Sadly, this is meaningless; simply because courses, journals, and practitioners exist for any given field doesn't validate that field.

They have the advantage of being easy to learn and they claim themselves as following the "behavioral economics" theory.

Behavioral economics is distinct from technical analysis. The former is based on empirical data stemming from psychological study; the latter, off strict historical price data, and nothing else. In fact, the "founder" of technical analysis specifically said he wouldn't let any outside factors- anyone's mood, the weather, a catastrophe, etc.- get in the way of his analysis.
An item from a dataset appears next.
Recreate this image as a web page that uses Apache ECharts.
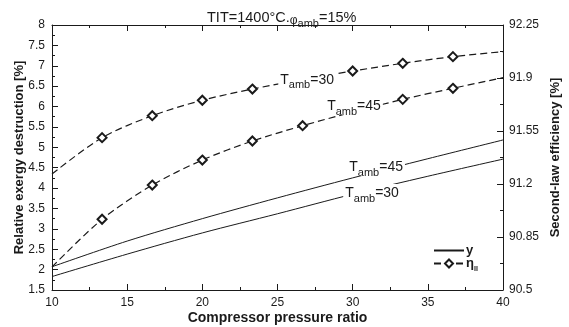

Is the traditional & simple TA somehow valid? I'm asking about the one that uses moving averages, graphs, momentum lines to try to predict market moves.

The answer to this question carries a survivorship and success bias; you're much more likely to hear from traders whose luck turned out well with technical analysis, rather than traders who haven't done too well. For success bias: suppose you had 10 traders who did well/poorly with technical analysis strategies. That doesn't really prove anything. Some really long and detailed studies have shown that tech analyst traders haven't really outperformed anyone.

The behavioral economics theory is valid and 2 people won Nobel prizes because of that, so I'm not arguing its validity,

Unfortunately, winning the Alfred Nobel Prize in Economics doesn't validate a theory either.

...but its consequences or usefulness as an investment method.

A good question. I highly encourage you to ask this on other StackExchange sites in addition to this one.

Please take into account not only a highly efficient market (eg, the US), but other smaller and less efficient markets (I'm from Argentina).

Here's the thing: fundamentally, I think the intellectual grounds supporting technical analysis is, at best, very weak: you can't drive forward by looking at your rearview mirror, and that's effectively what technical analysis is. Empirical study has shown that trying to predict the price movement of a stock isn't that beneficial with tech analysis; however, many traders use the techniques anyway. I believe that if one was to use tech analysis to gauge the positions of other traders who use tech analysis, that trader/investor could hedge accordingly. In other words, if you and I are traders at different firms, and I know you use tech analysis, I will use tech analysis to guess what your position is on some security. When I call you up to make a deal, I'll have a good idea what your valuation is of the security, and I could negotiate a price accordingly (or not bother at all), while you may not necessarily know my position. Think "game theory."